Now, before you ask me, as matter of fact I have run a marathon. Quite a few in fact. And more than a few ultra-marathons as well. That's anything above the 42.2km standard marathon distance. I've run more than 20 at last count, so it's something I know a bit about. And it was inevitable that I'd find a way to write about running in one of these articles sooner or later. While I'm not particularly good at running marathons, and won't be on the Olympic team any time soon, I have a go and get it done. And that's the first way job hunting is like running a marathon.

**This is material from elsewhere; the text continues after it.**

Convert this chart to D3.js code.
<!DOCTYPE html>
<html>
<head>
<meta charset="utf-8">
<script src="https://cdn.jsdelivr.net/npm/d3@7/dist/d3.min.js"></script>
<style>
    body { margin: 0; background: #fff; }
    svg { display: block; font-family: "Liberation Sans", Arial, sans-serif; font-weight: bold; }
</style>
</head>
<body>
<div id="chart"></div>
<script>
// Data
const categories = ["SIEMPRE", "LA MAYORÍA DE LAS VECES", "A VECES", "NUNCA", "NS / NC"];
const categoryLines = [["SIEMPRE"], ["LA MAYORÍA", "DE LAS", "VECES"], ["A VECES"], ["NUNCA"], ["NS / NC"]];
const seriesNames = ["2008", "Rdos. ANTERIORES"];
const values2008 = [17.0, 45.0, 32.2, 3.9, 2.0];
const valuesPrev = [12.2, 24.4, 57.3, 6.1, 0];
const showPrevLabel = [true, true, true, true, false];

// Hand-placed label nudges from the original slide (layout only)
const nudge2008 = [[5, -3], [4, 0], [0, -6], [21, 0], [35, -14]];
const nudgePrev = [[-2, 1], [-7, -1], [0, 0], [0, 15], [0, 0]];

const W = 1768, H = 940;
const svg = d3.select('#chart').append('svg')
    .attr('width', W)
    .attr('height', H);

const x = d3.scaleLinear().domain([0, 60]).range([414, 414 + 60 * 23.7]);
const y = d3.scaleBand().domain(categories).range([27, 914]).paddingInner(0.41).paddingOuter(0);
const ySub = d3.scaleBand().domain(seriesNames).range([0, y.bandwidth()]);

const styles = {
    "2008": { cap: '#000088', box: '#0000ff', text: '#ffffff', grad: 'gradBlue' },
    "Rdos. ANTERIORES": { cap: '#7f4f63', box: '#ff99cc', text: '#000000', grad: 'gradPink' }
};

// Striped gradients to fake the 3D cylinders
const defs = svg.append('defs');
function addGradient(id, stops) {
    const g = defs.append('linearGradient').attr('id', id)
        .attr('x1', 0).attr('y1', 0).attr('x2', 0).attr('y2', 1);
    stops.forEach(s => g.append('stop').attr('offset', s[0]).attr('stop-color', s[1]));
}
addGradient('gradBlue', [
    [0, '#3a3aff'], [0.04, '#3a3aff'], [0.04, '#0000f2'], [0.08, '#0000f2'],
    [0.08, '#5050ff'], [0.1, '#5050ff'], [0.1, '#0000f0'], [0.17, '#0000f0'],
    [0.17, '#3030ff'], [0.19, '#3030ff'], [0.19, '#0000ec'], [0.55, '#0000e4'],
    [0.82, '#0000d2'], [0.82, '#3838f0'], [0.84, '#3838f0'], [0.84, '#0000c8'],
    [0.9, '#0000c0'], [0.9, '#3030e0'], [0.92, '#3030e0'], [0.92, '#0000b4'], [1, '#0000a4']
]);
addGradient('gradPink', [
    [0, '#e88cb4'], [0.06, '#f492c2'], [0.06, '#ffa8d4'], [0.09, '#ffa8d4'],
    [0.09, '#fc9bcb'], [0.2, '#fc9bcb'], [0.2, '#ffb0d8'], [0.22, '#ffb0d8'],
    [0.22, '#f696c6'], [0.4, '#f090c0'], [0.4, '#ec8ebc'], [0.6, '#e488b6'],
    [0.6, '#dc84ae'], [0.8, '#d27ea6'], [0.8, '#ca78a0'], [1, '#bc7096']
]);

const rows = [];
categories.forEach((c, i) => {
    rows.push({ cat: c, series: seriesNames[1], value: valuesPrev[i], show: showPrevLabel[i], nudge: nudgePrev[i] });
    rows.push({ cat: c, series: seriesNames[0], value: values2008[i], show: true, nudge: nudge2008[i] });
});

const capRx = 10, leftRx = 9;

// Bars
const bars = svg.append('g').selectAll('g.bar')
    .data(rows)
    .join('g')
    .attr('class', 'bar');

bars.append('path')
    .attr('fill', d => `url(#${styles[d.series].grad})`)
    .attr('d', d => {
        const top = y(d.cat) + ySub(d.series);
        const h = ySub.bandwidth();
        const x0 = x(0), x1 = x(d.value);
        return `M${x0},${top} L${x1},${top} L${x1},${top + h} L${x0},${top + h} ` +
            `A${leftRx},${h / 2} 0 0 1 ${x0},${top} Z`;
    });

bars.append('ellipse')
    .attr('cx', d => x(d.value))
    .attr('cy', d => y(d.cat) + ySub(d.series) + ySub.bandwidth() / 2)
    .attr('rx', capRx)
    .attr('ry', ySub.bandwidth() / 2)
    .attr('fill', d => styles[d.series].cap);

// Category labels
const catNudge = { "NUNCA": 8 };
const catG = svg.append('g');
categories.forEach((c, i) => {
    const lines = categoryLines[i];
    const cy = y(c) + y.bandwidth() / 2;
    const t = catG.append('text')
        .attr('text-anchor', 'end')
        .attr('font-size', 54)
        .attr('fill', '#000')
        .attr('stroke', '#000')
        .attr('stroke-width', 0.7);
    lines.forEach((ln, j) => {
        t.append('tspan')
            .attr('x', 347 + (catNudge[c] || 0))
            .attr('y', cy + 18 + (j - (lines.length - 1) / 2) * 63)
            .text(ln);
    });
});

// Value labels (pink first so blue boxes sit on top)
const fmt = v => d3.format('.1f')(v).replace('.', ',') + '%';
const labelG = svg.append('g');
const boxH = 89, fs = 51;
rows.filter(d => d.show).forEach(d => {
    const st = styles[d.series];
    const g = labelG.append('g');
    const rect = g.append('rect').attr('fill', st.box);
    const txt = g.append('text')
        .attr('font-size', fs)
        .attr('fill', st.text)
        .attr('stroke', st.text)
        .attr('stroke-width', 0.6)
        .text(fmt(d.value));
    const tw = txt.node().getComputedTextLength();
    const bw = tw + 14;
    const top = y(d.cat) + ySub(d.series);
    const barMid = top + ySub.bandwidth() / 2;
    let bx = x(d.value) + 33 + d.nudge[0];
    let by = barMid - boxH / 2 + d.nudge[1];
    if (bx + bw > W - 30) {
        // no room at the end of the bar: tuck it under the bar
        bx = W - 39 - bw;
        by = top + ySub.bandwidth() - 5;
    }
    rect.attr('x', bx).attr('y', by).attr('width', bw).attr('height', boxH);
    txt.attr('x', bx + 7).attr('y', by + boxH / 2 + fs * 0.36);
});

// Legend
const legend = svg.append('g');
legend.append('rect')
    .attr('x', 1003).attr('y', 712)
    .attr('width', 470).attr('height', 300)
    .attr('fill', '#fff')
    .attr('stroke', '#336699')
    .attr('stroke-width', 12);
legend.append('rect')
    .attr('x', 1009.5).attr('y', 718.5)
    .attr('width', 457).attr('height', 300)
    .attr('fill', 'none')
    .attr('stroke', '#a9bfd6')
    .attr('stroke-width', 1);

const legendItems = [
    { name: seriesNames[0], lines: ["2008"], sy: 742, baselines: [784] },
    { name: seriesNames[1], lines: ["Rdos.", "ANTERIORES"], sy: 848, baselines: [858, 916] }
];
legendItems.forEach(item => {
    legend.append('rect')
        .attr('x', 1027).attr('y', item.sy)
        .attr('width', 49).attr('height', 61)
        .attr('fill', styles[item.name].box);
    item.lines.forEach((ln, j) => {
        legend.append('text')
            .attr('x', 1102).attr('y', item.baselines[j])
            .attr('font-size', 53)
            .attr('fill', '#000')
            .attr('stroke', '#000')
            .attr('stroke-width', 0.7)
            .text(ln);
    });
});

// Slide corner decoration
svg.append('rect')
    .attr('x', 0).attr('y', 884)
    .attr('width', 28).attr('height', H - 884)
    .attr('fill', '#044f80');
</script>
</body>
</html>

You don't have to be good at it, you just have to keep going
It's true. There's a start, a finish, and a bunch of steps you have to take in between. Some people will get there fast. Some will give up and DNF (Did Not Finish). But if you keep going, you'll get there. My first marathon took so long, they were already handing out the prizes by the time I crossed the finish line. But I got there. Keep going, and you will too.
People who spurt cliches deserve a good throat punch. So I'm not going to tell you: It's about the journey, not the destination
But, ah, you know, how about this:
It's all about the training you do, and who you become, along the way.
The job hunting journey
Just like a marathon, job hunting is about the lessons you learn along the way. During your journey. Because here's the thing — not many people just turn up to the start line of a marathon and run. Most people, and certainly the smart ones, do a whole bunch of training in the lead up to it. So in a funny sort of way, the 42.2km isn't actually the race, just the final 42.2kms of a much longer race. One that usually starts months earlier. And job hunting is the same.

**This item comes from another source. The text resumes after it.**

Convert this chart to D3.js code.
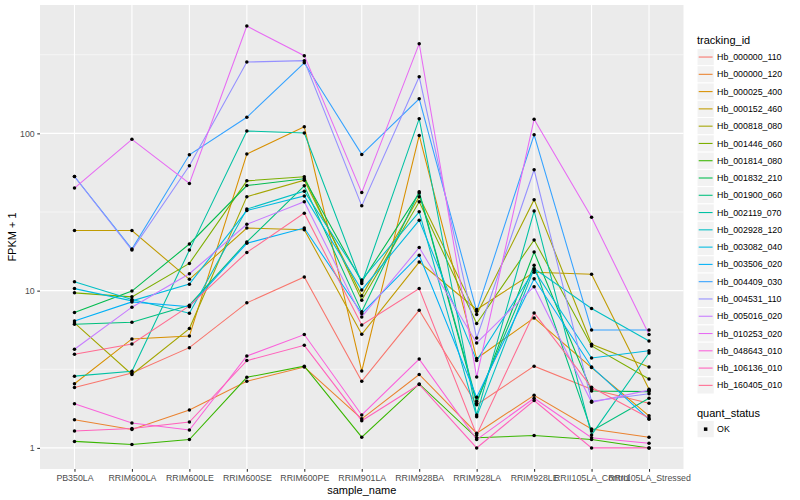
<!DOCTYPE html>
<html>
<head>
<meta charset="utf-8">
<script src="https://cdn.jsdelivr.net/npm/d3@7"></script>
<style>
  body { margin: 0; background: #fff; }
  text { font-family: "Liberation Sans", Arial, sans-serif; }
</style>
</head>
<body>
<svg id="chart" width="800" height="500"></svg>
<script>
// sample names along x
const samples = ['PB350LA', 'RRIM600LA', 'RRIM600LE', 'RRIM600SE', 'RRIM600PE', 'RRIM901LA',
  'RRIM928BA', 'RRIM928LA', 'RRIM928LE', 'RRII105LA_Control', 'RRII105LA_Stressed'];

const trackingIds = ['Hb_000000_110', 'Hb_000000_120', 'Hb_000025_400', 'Hb_000152_460', 'Hb_000818_080',
  'Hb_001446_060', 'Hb_001814_080', 'Hb_001832_210', 'Hb_001900_060', 'Hb_002119_070',
  'Hb_002928_120', 'Hb_003082_040', 'Hb_003506_020', 'Hb_004409_030', 'Hb_004531_110',
  'Hb_005016_020', 'Hb_010253_020', 'Hb_048643_010', 'Hb_106136_010', 'Hb_160405_010'];

// FPKM + 1, one array per gene, in sample order
const hb_000000_110 = [2.42, 2.99, 4.34, 8.36, 12.2, 2.65, 7.5, 1.88, 3.31, 2.36, 1.92];
const hb_000000_120 = [1.51, 1.31, 1.74, 2.65, 3.27, 1.53, 2.93, 1.24, 2.16, 1.32, 1.17];
const hb_000025_400 = [2.56, 4.93, 5.15, 73.9, 110, 3.08, 97, 3.7, 6.71, 3.24, 1.6];
const hb_000152_460 = [24.1, 24.1, 11.8, 25, 24.4, 5.28, 15.2, 7.59, 13.1, 12.7, 2.36];
const hb_000818_080 = [6.23, 2.93, 5.74, 39.6, 50.4, 9.27, 39.6, 7.05, 37.9, 4.56, 3.27];
const hb_001446_060 = [9.68, 9.13, 14.9, 49.9, 53, 8.7, 36.7, 6.18, 21, 4.45, 2.74];
const hb_001814_080 = [1.1, 1.05, 1.13, 2.81, 3.31, 1.17, 2.55, 1.16, 1.2, 1.13, 1.0];
const hb_001832_210 = [7.26, 9.93, 19.8, 46.6, 51.4, 11.4, 41.7, 1.92, 17.6, 2.3, 2.28];
const hb_001900_060 = [6.11, 6.3, 8.08, 20.4, 46.4, 7.33, 42.5, 1.98, 14.5, 1.28, 2.07];
const hb_002119_070 = [2.86, 3.07, 18.1, 103.6, 100.6, 11.1, 124, 1.62, 32.1, 1.21, 4.01];
const hb_002928_120 = [11.4, 8.79, 7.19, 33, 42.9, 11.7, 31.7, 1.58, 13.8, 7.7, 4.78];
const hb_003082_040 = [10.3, 8.61, 11.0, 32.3, 40, 10.1, 28, 3.59, 13.5, 3.73, 4.15];
const hb_003506_020 = [6.42, 8.48, 7.9, 20, 25, 7.16, 16.8, 2.1, 11.9, 3.27, 1.52];
const hb_004409_030 = [53.2, 18.4, 73.1, 126.5, 281, 73.5, 166, 7.4, 98, 5.62, 5.62];
const hb_004531_110 = [53.2, 18.1, 62.2, 284, 290, 34.6, 229, 5.0, 58.7, 1.98, 2.21];
const hb_005016_020 = [4.24, 7.85, 12.8, 26.4, 36.8, 6.81, 18.8, 4.65, 10.6, 1.95, 2.33];
const hb_010253_020 = [44.9, 91.6, 48, 481, 312, 42, 372, 2.82, 123, 29.3, 5.26];
const hb_048643_010 = [1.91, 1.44, 1.3, 3.84, 5.26, 1.62, 3.67, 1.13, 2.07, 1.16, 1.07];
const hb_106136_010 = [1.28, 1.33, 1.46, 3.59, 4.49, 1.49, 2.53, 1.0, 2.0, 1.0, 1.0];
const hb_160405_010 = [3.94, 4.58, 8.0, 17.5, 31.1, 6.05, 10.3, 1.21, 7.22, 2.43, 1.55];

const fpkmByGene = [hb_000000_110, hb_000000_120, hb_000025_400, hb_000152_460, hb_000818_080,
  hb_001446_060, hb_001814_080, hb_001832_210, hb_001900_060, hb_002119_070,
  hb_002928_120, hb_003082_040, hb_003506_020, hb_004409_030, hb_004531_110,
  hb_005016_020, hb_010253_020, hb_048643_010, hb_106136_010, hb_160405_010];

const quantStatus = ['OK'];
const yTicks = [1, 10, 100];
const yMinor = [Math.pow(10, 0.5), Math.pow(10, 1.5), Math.pow(10, 2.5)];

// ggplot default hue palette, 20 levels
const hueColors = ['#F8766D', '#EA8331', '#D89000', '#C09B00', '#A3A500', '#7CAE00', '#39B600',
  '#00BB4E', '#00BF7D', '#00C1A3', '#00BFC4', '#00BAE0', '#00B0F6', '#35A2FF', '#9590FF',
  '#C77CFF', '#E76BF3', '#FA62DB', '#FF62BC', '#FF6C91'];

const panel = { left: 40, right: 683.5, top: 5, bottom: 469 };

const svg = d3.select('#chart');

const series = trackingIds.map((id, i) => ({
  id,
  values: fpkmByGene[i].map((v, j) => ({ sample: samples[j], v })),
}));

const x = d3.scalePoint()
  .domain(samples)
  .range([panel.left, panel.right])
  .padding(0.6);

// log scale with ggplot's 5% expansion in log space
const allVals = fpkmByGene.flat();
const lo = Math.log10(d3.min(allVals));
const hi = Math.log10(d3.max(allVals));
const pad = (hi - lo) * 0.05;
const y = d3.scaleLog()
  .domain([Math.pow(10, lo - pad), Math.pow(10, hi + pad)])
  .range([panel.bottom, panel.top]);

const color = d3.scaleOrdinal()
  .domain(trackingIds)
  .range(hueColors);

// panel background and grid
svg.append('rect')
  .attr('x', panel.left)
  .attr('y', panel.top)
  .attr('width', panel.right - panel.left)
  .attr('height', panel.bottom - panel.top)
  .attr('fill', '#EBEBEB');

const grid = svg.append('g');
grid.selectAll('.minor')
  .data(yMinor)
  .enter().append('line')
    .attr('x1', panel.left)
    .attr('x2', panel.right)
    .attr('y1', d => y(d))
    .attr('y2', d => y(d))
    .attr('stroke', '#fff')
    .attr('stroke-width', 0.55);
grid.selectAll('.major-y')
  .data(yTicks)
  .enter().append('line')
    .attr('x1', panel.left)
    .attr('x2', panel.right)
    .attr('y1', d => y(d))
    .attr('y2', d => y(d))
    .attr('stroke', '#fff')
    .attr('stroke-width', 1.1);
grid.selectAll('.major-x')
  .data(samples)
  .enter().append('line')
    .attr('x1', d => x(d))
    .attr('x2', d => x(d))
    .attr('y1', panel.top)
    .attr('y2', panel.bottom)
    .attr('stroke', '#fff')
    .attr('stroke-width', 1.1);

// lines
const line = d3.line()
  .x(d => x(d.sample))
  .y(d => y(d.v));

svg.append('g')
  .selectAll('path')
  .data(series)
  .enter().append('path')
    .attr('d', d => line(d.values))
    .attr('fill', 'none')
    .attr('stroke', d => color(d.id))
    .attr('stroke-width', 1.07);

// points
svg.append('g')
  .selectAll('g')
  .data(series)
  .enter().append('g')
  .selectAll('circle')
  .data(d => d.values)
  .enter().append('circle')
    .attr('cx', d => x(d.sample))
    .attr('cy', d => y(d.v))
    .attr('r', 1.75)
    .attr('fill', '#000');

// axes
const xAxis = svg.append('g')
  .attr('transform', `translate(0,${panel.bottom})`)
  .call(d3.axisBottom(x).tickSize(2.75).tickPadding(3));
const yAxis = svg.append('g')
  .attr('transform', `translate(${panel.left},0)`)
  .call(d3.axisLeft(y).tickValues(yTicks).tickFormat(d3.format('d')).tickSize(2.75).tickPadding(2.5));

[xAxis, yAxis].forEach(a => {
  a.select('.domain').remove();
  a.selectAll('line').attr('stroke', '#333333').attr('stroke-width', 1.07);
  a.selectAll('text')
    .attr('fill', '#4D4D4D')
    .style('font-size', '8.8px');
});

svg.append('text')
  .attr('x', (panel.left + panel.right) / 2)
  .attr('y', 494)
  .attr('text-anchor', 'middle')
  .style('font-size', '11px')
  .text('sample_name');

svg.append('text')
  .attr('transform', `translate(16,${(panel.top + panel.bottom) / 2}) rotate(-90)`)
  .attr('text-anchor', 'middle')
  .style('font-size', '11px')
  .text('FPKM + 1');

// legend: tracking_id
const legendX = 697;
const keySize = 17.28;
const legend = svg.append('g');

legend.append('text')
  .attr('x', legendX)
  .attr('y', 44)
  .style('font-size', '11px')
  .text('tracking_id');

const keys = legend.selectAll('.key')
  .data(trackingIds)
  .enter().append('g')
    .attr('transform', (d, i) => `translate(${legendX},${48.4 + i * keySize})`);

keys.append('rect')
  .attr('width', keySize)
  .attr('height', keySize)
  .attr('fill', '#F2F2F2')
  .attr('stroke', '#fff')
  .attr('stroke-width', 1);

keys.append('line')
  .attr('x1', 1.7)
  .attr('x2', keySize - 1.7)
  .attr('y1', keySize / 2)
  .attr('y2', keySize / 2)
  .attr('stroke', d => color(d))
  .attr('stroke-width', 1.07);

keys.append('text')
  .attr('x', keySize + 2.8)
  .attr('y', keySize / 2 + 3.1)
  .style('font-size', '8.8px')
  .text(d => d);

// legend: quant_status
legend.append('text')
  .attr('x', legendX)
  .attr('y', 417)
  .style('font-size', '11px')
  .text('quant_status');

const qKeys = legend.selectAll('.qkey')
  .data(quantStatus)
  .enter().append('g')
    .attr('transform', (d, i) => `translate(${legendX},${420.5 + i * keySize})`);

qKeys.append('rect')
  .attr('width', keySize)
  .attr('height', keySize)
  .attr('fill', '#F2F2F2')
  .attr('stroke', '#fff')
  .attr('stroke-width', 1);

qKeys.append('rect')
  .attr('x', keySize / 2 - 1.75)
  .attr('y', keySize / 2 - 1.75)
  .attr('width', 3.5)
  .attr('height', 3.5)
  .attr('fill', '#000');

qKeys.append('text')
  .attr('x', keySize + 2.8)
  .attr('y', keySize / 2 + 3.1)
  .style('font-size', '8.8px')
  .text(d => d);
</script>
</body>
</html>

If you think of your interview as the marathon itself, there's usually a whole lot of work that gets done in the lead up. And you know what? Just like marathon training, if you approach it with the right mind set, that ‘training' is making you smarter and stronger.
You're learning how to deal with rejection and frustration. Something that will come in handy when you land your job. You're learning to be resourceful. Also vital for any job. You're learning to connect and engage your audience. To communicate and convince. If you're going to be in advertising, marketing, or a similar field, those things will all be critical skills to have as well. And you're learning to persist when you really want to give up. An awesome thing to develop for your job. And for a marathon too, by the way. You know, just in case you want to run one of those sometime.
How many miles will you run on your way to your next job?
I can't even begin to imagine how many kilometres I run when I'm training for a marathon or an ultra, but it's a lot. Sometimes 75+kms a week. For months in advance. That's a lot of kilometres. Because that's what it takes.
At my little company, I sometimes ask people to come up with 100 ideas for a brief. Yes, 100. Because more often than not that's what it takes to come up with a really good one. It wasn't my idea to ask people to come up with 100 concepts, I stole it from somewhere. And we rarely get to the full 100. But it reminds everyone not to stop after three or four or even a dozen, which a lot of people are inclined to do. So I set an expectation that there's a lot of work to be done before we get to the finish line. We go and go and go until we get there. And that idea can be pretty easily translated to job hunting.
Imagine if your brief was to get a job, (which it is), and you knew in advance you'd need to come up with 100 applications, (which you may well have to!). Same thing. And seriously, if you're not landing a job after applying for 100 jobs, you probably need to take a good long hard look at how you're applying or the kind of jobs you're applying for. But if you go in with the expectation you have to do that much work in order to get the result you want, you'll be a lot less frustrated along the way.
When I've run races, I've gotten blisters, cramps, I've thrown up and even ended up in the medical tent on a drip once. But I've always kept going and finished. Except the time I was heli-vac'd out of a 200km mountain race in Nepal. To this day, the only time I didn't make it to the finish line. Although technically, I still did. After I got out of hospital, I spent two days travelling to the finish line in the back of over crowded local jeeps and buses with chickens and goats to cheer everyone else across. Because sometimes that's what it takes to get to the finish line. So keep going. You'll get there eventually. Blisters, cramps, chickens, goats and all.